While I was growing up, my family and I traveled a lot. All the new, exciting places there were to see usually took priority over places we had already been, so there were very few locations I got to visit more than once. However, the one place that always seemed to defy this pattern was the Hawaiian island of Maui. In total, I have probably been to Maui eight or nine times, and I'm still not tired of it. At this point, it is like a second home to me. I know all my favorite activities to do there (though there are still plenty I haven't tried yet) and all my favorite places to eat. Maui is my escape from reality, and no new vacation spot could ever take its place in my heart.
The main attraction on the island is, of course, the beach, where sunbathing, surfing, and snorkeling are all popular pastimes. The ocean itself is home to many other entertainment opportunities, including scuba diving, submarining, and sailing. However, the most important ocean activity to experience while you're there is whale watching. The way the three Hawaiian islands of Maui, Lanai, and Molokai formed left the ocean somewhat blocked among them, which means the water on the west side of Maui remains relatively calm and shallow for an island in the middle of the ocean. It is for this very reason that Maui is such an excellent and well-known place for whale watching. Every winter, humpback whales travel from Alaska to the warm waters of Hawaii to give birth in the calm, shallow water among the islands. These gentle giants are beautiful creatures that are incredible to watch. You can often see them from the beach, but taking a whale watching tour is the best way to see them up close.
In life, I have been lucky enough to have received a great education, and a very important part of that education has always been travel. As much as I have learned from great, inspiring teachers in college, high school, and even before, nothing can compare to the educational value of travel itself. Whether you're learning about Michelangelo's temper while gazing up at the ceiling of the Sistine Chapel, learning about the ancient traditions of the Incas while admiring the view from the top of Machu Picchu, or learning about the tunnels the ancient Egyptians built under the pyramids while exploring them yourself, the information you learn is bound to be more memorable if you experience it firsthand.
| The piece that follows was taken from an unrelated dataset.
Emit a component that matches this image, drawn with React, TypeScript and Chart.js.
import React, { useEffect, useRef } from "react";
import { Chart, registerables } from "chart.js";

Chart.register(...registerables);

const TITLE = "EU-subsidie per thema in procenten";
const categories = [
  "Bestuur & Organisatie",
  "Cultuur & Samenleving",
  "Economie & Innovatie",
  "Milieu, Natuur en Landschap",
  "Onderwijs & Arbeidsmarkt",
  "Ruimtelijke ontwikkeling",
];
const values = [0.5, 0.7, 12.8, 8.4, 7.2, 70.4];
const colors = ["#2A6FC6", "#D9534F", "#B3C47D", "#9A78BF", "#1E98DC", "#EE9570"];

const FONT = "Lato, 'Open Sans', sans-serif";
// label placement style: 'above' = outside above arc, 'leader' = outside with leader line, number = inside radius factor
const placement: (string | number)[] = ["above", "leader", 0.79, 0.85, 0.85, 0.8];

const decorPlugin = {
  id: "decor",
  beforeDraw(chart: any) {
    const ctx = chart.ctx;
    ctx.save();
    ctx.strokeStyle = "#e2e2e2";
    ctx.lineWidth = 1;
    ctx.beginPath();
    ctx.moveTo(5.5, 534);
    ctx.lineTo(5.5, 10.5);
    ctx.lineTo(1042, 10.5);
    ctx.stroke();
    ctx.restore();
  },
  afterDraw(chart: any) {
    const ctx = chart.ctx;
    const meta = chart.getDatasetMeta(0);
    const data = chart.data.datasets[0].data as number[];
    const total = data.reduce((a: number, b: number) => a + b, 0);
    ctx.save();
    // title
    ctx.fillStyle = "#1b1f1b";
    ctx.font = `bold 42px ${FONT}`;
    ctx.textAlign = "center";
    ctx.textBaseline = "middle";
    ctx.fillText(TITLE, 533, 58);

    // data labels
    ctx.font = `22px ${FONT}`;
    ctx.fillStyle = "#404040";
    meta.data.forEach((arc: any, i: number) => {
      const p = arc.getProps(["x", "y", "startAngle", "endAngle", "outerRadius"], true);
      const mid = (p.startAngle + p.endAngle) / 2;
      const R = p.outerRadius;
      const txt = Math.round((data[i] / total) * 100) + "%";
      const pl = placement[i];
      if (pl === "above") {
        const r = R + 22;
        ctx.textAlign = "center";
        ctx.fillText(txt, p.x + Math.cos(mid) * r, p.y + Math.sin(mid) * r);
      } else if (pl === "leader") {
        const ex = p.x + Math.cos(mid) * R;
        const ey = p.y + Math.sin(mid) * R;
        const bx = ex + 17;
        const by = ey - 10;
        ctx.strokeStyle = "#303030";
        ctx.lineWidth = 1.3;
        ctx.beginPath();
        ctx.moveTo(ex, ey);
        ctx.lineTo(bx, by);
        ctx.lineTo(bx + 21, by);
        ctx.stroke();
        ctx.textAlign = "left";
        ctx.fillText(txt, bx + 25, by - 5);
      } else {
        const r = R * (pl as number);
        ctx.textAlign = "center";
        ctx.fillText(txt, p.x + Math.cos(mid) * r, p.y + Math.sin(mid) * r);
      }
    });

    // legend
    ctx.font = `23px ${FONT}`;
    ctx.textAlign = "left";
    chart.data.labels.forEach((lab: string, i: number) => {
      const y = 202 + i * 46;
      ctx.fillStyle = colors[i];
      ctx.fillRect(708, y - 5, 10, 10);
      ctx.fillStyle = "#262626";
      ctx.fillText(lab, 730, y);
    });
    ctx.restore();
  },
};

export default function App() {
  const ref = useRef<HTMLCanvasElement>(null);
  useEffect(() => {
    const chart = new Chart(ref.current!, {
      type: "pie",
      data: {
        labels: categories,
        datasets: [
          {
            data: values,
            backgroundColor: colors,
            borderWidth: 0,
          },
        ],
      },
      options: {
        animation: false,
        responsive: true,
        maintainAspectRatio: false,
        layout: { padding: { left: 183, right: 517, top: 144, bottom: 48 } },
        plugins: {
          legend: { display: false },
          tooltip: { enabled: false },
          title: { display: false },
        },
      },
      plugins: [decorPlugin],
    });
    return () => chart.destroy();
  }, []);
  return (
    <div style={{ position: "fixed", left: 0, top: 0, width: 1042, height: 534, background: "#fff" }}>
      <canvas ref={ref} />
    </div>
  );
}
It is for this reason that I chose to go on a study abroad trip to Spain several years ago with friends from school. Aside from my love of travel, I also love the Spanish language and have been working to learn it for many years. As a non-native speaker, I can attest to the fact that the best way to learn any language is by traveling to the country where it is spoken. Without the experience of daily interactions with multiple people who speak the language, it is difficult to ever achieve fluency (or anything like it) in a second language.